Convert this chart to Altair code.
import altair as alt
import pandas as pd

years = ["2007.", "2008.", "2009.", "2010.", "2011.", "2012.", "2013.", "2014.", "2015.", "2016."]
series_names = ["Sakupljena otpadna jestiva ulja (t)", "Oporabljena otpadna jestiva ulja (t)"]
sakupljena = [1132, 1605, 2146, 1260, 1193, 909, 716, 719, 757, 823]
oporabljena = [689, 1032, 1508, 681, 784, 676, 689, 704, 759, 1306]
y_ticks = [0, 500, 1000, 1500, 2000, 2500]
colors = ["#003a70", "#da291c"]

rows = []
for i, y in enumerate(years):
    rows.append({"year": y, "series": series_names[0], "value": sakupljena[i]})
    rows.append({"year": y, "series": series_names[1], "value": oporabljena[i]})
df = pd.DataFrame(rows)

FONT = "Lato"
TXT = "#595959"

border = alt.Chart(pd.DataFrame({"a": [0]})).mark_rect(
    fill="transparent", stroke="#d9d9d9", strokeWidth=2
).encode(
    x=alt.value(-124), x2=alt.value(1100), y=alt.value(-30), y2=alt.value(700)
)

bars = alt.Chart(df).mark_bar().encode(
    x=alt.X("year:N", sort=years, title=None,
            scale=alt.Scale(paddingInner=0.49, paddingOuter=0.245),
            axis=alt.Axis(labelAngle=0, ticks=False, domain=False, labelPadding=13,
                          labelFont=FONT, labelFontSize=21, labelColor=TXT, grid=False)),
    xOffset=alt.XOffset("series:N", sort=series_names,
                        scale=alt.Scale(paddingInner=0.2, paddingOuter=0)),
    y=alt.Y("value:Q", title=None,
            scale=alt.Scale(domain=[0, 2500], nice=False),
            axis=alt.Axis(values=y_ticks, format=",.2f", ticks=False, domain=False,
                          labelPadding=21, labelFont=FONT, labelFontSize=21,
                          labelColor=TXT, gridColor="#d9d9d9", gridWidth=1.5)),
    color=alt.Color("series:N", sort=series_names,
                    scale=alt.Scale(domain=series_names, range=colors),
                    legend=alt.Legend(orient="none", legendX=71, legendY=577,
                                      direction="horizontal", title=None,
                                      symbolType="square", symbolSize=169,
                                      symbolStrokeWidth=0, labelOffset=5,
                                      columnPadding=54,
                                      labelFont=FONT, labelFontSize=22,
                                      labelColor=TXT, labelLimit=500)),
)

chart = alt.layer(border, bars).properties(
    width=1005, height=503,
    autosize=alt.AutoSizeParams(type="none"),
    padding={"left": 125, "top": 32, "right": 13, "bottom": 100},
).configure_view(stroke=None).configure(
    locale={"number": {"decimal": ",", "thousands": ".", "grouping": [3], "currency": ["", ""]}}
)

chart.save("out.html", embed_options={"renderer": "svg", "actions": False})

+ + +

- **CHALLENGE**
Your task is to reproduce the whole listing exactly.

- **WRITTEN ANSWER**
Convert this chart to Altair code.
import altair as alt
import pandas as pd

years = ["2007.", "2008.", "2009.", "2010.", "2011.", "2012.", "2013.", "2014.", "2015.", "2016."]
series_names = ["Sakupljena otpadna jestiva ulja (t)", "Oporabljena otpadna jestiva ulja (t)"]
sakupljena = [1132, 1605, 2146, 1260, 1193, 909, 716, 719, 757, 823]
oporabljena = [689, 1032, 1508, 681, 784, 676, 689, 704, 759, 1306]
y_ticks = [0, 500, 1000, 1500, 2000, 2500]
colors = ["#003a70", "#da291c"]

rows = []
for i, y in enumerate(years):
    rows.append({"year": y, "series": series_names[0], "value": sakupljena[i]})
    rows.append({"year": y, "series": series_names[1], "value": oporabljena[i]})
df = pd.DataFrame(rows)

FONT = "Lato"
TXT = "#595959"

border = alt.Chart(pd.DataFrame({"a": [0]})).mark_rect(
    fill="transparent", stroke="#d9d9d9", strokeWidth=2
).encode(
    x=alt.value(-124), x2=alt.value(1100), y=alt.value(-30), y2=alt.value(700)
)

bars = alt.Chart(df).mark_bar().encode(
    x=alt.X("year:N", sort=years, title=None,
            scale=alt.Scale(paddingInner=0.49, paddingOuter=0.245),
            axis=alt.Axis(labelAngle=0, ticks=False, domain=False, labelPadding=13,
                          labelFont=FONT, labelFontSize=21, labelColor=TXT, grid=False)),
    xOffset=alt.XOffset("series:N", sort=series_names,
                        scale=alt.Scale(paddingInner=0.2, paddingOuter=0)),
    y=alt.Y("value:Q", title=None,
            scale=alt.Scale(domain=[0, 2500], nice=False),
            axis=alt.Axis(values=y_ticks, format=",.2f", ticks=False, domain=False,
                          labelPadding=21, labelFont=FONT, labelFontSize=21,
                          labelColor=TXT, gridColor="#d9d9d9", gridWidth=1.5)),
    color=alt.Color("series:N", sort=series_names,
                    scale=alt.Scale(domain=series_names, range=colors),
                    legend=alt.Legend(orient="none", legendX=71, legendY=577,
                                      direction="horizontal", title=None,
                                      symbolType="square", symbolSize=169,
                                      symbolStrokeWidth=0, labelOffset=5,
                                      columnPadding=54,
                                      labelFont=FONT, labelFontSize=22,
                                      labelColor=TXT, labelLimit=500)),
)

chart = alt.layer(border, bars).properties(
    width=1005, height=503,
    autosize=alt.AutoSizeParams(type="none"),
    padding={"left": 125, "top": 32, "right": 13, "bottom": 100},
).configure_view(stroke=None).configure(
    locale={"number": {"decimal": ",", "thousands": ".", "grouping": [3], "currency": ["", ""]}}
)

chart.save("out.html", embed_options={"renderer": "svg", "actions": False})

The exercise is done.